Pacific Current Group Acquires Minority Stake in Proterra Investment Partners

Pacific Current Group Acquires Minority Stake in Proterra Investment Partners

By Lynda Kiernan

Multi-boutique asset management firm Pacific Current Group (PAC) has acquired a minority stake in natural resource-focused  private equity firm Proterra Investment Partners. 

Proterra was spun-off from Cargill’s Black River Asset Management in 2016 as part of a three-way split initiated the previous September. On September 28, 2015 Cargill announced it was splitting Black River into three companies under a planned restructure aimed at making itself lighter on its feet and more able to quickly respond to a fluctuating commodities market. 

Of the three planned companies, Proterra was the largest with 49 employees, and today, manages more than $3 billion across its investment platform focused on agriculture, food, metals, and mining from its  offices in Minneapolis, London, Mumbai, Sao Paulo, Singapore, Shanghai, and Sydney.

“We are thrilled to be partnering with PAC,” said Rich Gammill, co-founder, Proterra. “Since completing our spin out from Cargill, we have established Proterra as a leading natural resources focused private equity firm.”

Historically, the firm’s strategy had kept it centered on emerging markets, with half of its total AUM invested in China, Indonesia, India, Thailand, and the Philippines, however, has expanded to offer U.S.-centric funds as well. 

“Over the last 10 to 15 years we’ve seen – especially in emerging Asia and countries like China, India, and most in Southeast Asia – increased professionalism where families and farmers are handling more corporate-like activities,” Tai Lin, a managing director at Proterra Investment Partners, told GAI News in an interview in February of this year. 

“We believe the reason this is happening is the growth of population and demand, which in turn makes for larger companies that ultimately need a way to operate in a more structured manner. Further, the market is becoming more sophisticated as is the consumer, and agribusinesses are faced with a more competitive environment.”

Reflecting this confidence, Proterra gained notice in 2017 when it invested a substantial $100 million in Indonesia’s FKS Food & Agri, a key part of southeast Asian holding company FKS Group,  in exchange for a minority stake in the company.

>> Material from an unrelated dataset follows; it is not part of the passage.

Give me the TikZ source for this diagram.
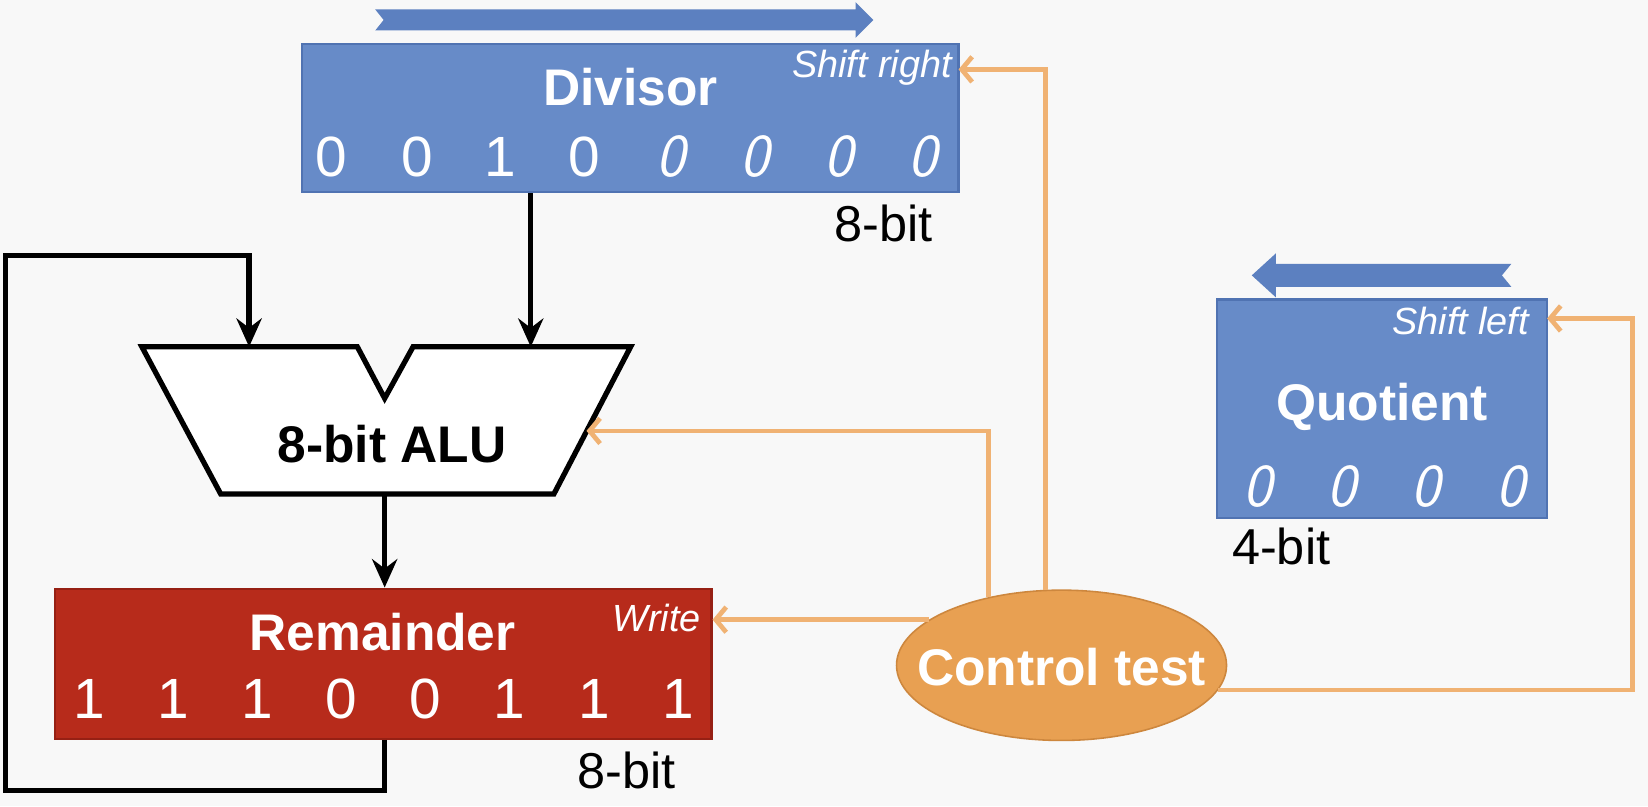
\documentclass[tikz,border=0pt]{standalone}
\usepackage{fontspec}
\setmainfont{Liberation Sans}
\usetikzlibrary{arrows.meta,shapes.geometric}
\definecolor{bgc}{RGB}{248,248,248}
\definecolor{boxblue}{RGB}{103,139,200}
\definecolor{arrowblue}{RGB}{92,128,192}
\definecolor{boxblueedge}{RGB}{80,115,178}
\definecolor{remred}{RGB}{183,43,27}
\definecolor{remrededge}{RGB}{150,32,20}
\definecolor{ctlorange}{RGB}{232,160,82}
\definecolor{ctledge}{RGB}{205,135,62}
\definecolor{wire}{RGB}{240,178,115}
\newcommand\olzero{{\sffamily\itshape\fontsize{58}{60}\selectfont 0}}
\tikzset{
  regbox/.style={line width=2pt, inner sep=0pt},
  biglbl/.style={font=\fontsize{49}{55}\selectfont\bfseries, text=white, inner sep=0pt, anchor=base},
  bitlbl/.style={font=\fontsize{54}{60}\selectfont, text=white, inner sep=0pt, anchor=base},
  ctllbl/.style={font=\fontsize{36}{40}\selectfont\itshape, text=white, inner sep=0pt, anchor=base east},
  sizelbl/.style={font=\fontsize{48}{52}\selectfont, text=black, inner sep=0pt, anchor=base},
  blkwire/.style={line width=5pt, draw=black, -{Stealth[length=27pt,width=24pt,inset=9pt]}},
  orgwire/.style={line width=4.5pt, draw=wire, -{Straight Barb[length=10pt,width=24pt]}},
}
\begin{document}
\begin{tikzpicture}[x=1pt,y=-1pt]
\useasboundingbox (0,0) rectangle (1568,767);
\fill[bgc] (0,0) rectangle (1568,767);

% shift arrows
\fill[arrowblue] (357,9) -- (814,9) -- (814,2) -- (831,19) -- (814,36) -- (814,29) -- (357,29) -- (365,19) -- cycle;
\fill[arrowblue] (1438,251) -- (1214,251) -- (1214,241) -- (1191,262) -- (1214,283) -- (1214,273) -- (1438,273) -- (1429,262) -- cycle;

% registers
\node[regbox, draw=boxblueedge, fill=boxblue, minimum width=625pt, minimum height=141pt] (div) at (599.5,112.5) {};
\node[regbox, draw=remrededge, fill=remred, minimum width=625pt, minimum height=143pt] (rem) at (364.5,631.5) {};
\node[regbox, draw=boxblueedge, fill=boxblue, minimum width=314pt, minimum height=208pt] (quo) at (1315,389) {};
\node[ellipse, draw=ctledge, fill=ctlorange, line width=1.5pt, minimum width=314pt, minimum height=143pt, inner sep=0pt] (ctl) at (1010,633) {};

% ALU
\draw[line width=5pt, line join=miter, fill=white] (135,330) -- (340,330) -- (366,379) -- (393,330) -- (600,330) -- (527,470) -- (210,470) -- cycle;
\coordinate (aluinA) at (237,330);
\coordinate (aluinB) at (505,330);
\coordinate (aluout) at (366,470);
\coordinate (aluctl) at (558,410);
\coordinate (divctl) at (912,66);
\coordinate (quoctl) at (1472,303);
\coordinate (qturn) at (1553,303);
\coordinate (lpA) at (5,752);
\coordinate (lpB) at (5,243);

% labels
\node[biglbl] (tdiv) at (600,100) {Divisor};
\node[ctllbl] (tsr) at (906,74) {Shift right};
\node[biglbl, text=black] (talu) at (373,440) {8-bit ALU};
\node[biglbl] (trem) at (364,619) {Remainder};
\node[ctllbl] (twr) at (667,601) {Write};
\node[biglbl] (tquo) at (1315,400) {Quotient};
\node[ctllbl] (tsl) at (1455,318) {Shift left};
\node[biglbl] (tctl) at (1010,652) {Control test};
\node[sizelbl] (sz1) at (841,230) {8-bit};
\node[sizelbl] (sz2) at (596,750) {8-bit};
\node[sizelbl] (sz3) at (1219,537) {4-bit};

% bits
\foreach \x/\b [count=\i] in {315/0,397/0,476/1,556/0}
  \node[bitlbl] (db\i) at (\x,168) {\b};
\foreach \x [count=\i from 5] in {638,718,798,878}
  \node[bitlbl] (db\i) at (\x,168) {\olzero};
\foreach \x/\b [count=\i] in {85/1,165/1,245/1,325/0,405/0,485/1,565/1,645/1}
  \node[bitlbl] (rb\i) at (\x,684) {\b};
\foreach \x [count=\i] in {1197,1277,1357,1437}
  \node[bitlbl] (qb\i) at (\x,482) {\olzero};

% black data paths
\draw[blkwire] (div.south -| aluinB) -- (aluinB);
\draw[blkwire] (aluout) -- (aluout |- rem.north);
\draw[blkwire, line join=miter] (rem.south -| aluout) |- (lpA) -- (lpB) -| (aluinA);

% control wires
\draw[orgwire, line join=miter] (ctl.137) |- (aluctl);
\draw[orgwire, line join=miter] (ctl.102) |- (divctl);
\draw[orgwire] (ctl.161) -- (ctl.161 -| rem.east);
\draw[orgwire, line join=miter] (ctl.-9) -| (qturn) -- (quoctl);
\end{tikzpicture}
\end{document}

“As far as the investment of FKS in Indonesia, it was relatively big for the country and the sector,” Lin told GAI News. “If you think about Indonesia – where most studies predict it will be the fourth largest economy in the world very soon – we are seeing a ‘curious’ situation. Curious in that it is a country that is huge – 268 million people – and it has many natural resources such as oil, gas, copper, gold and more, but for ecological reasons doesn’t have the ability to produce enough of its own food. FKS is the company who has leading market positions in origination, logistics, import handling, and distribution of most food commodities – soybeans, soymeal, sugar. It is the only company with a nationwide footprint of warehouses, providing, in our opinion, the best platform for the Indonesian supply and demand deficit for food and agri.”

It was this deep understanding of the market on the part of Proterra’s leadership team that was one of the factors that attracted PAC to the deal.

“We were attracted to Proterra because of the quality of its investment team, its entrepreneurial culture, diversified business, and its commitment to ESG principles within its investment processes,” said Paul Greenwood, CEO and CIO, PAC. “We talk a lot about investing in growing market segments and Proterra is a great example of this.”

As part of its buy-in, PAC will make an initial investment in Proterra of $20.5 million, according to the terms of the agreement, which also includes earn out provisions that could see Proterra receiving future considerations of up to another $9.5 million. In exchange, PAC will receive 8 percent of Proterra management fees, and once FCA approval is secured, 16 percent of the value attributable to the firm’s management fees. On a run-rate basis, PAC expects that Proterra would have contributed about 12.5 percent of additional earnings to PAC’s underlying net profit before tax for FY 2019, according to a recent statement.

“PAC’s investment provides Proterra with balance sheet capital to continue to develop our strong investment management platform,” said Gammill. “We also believe PAC can provide important contributions as a new strategic partner for the firm.”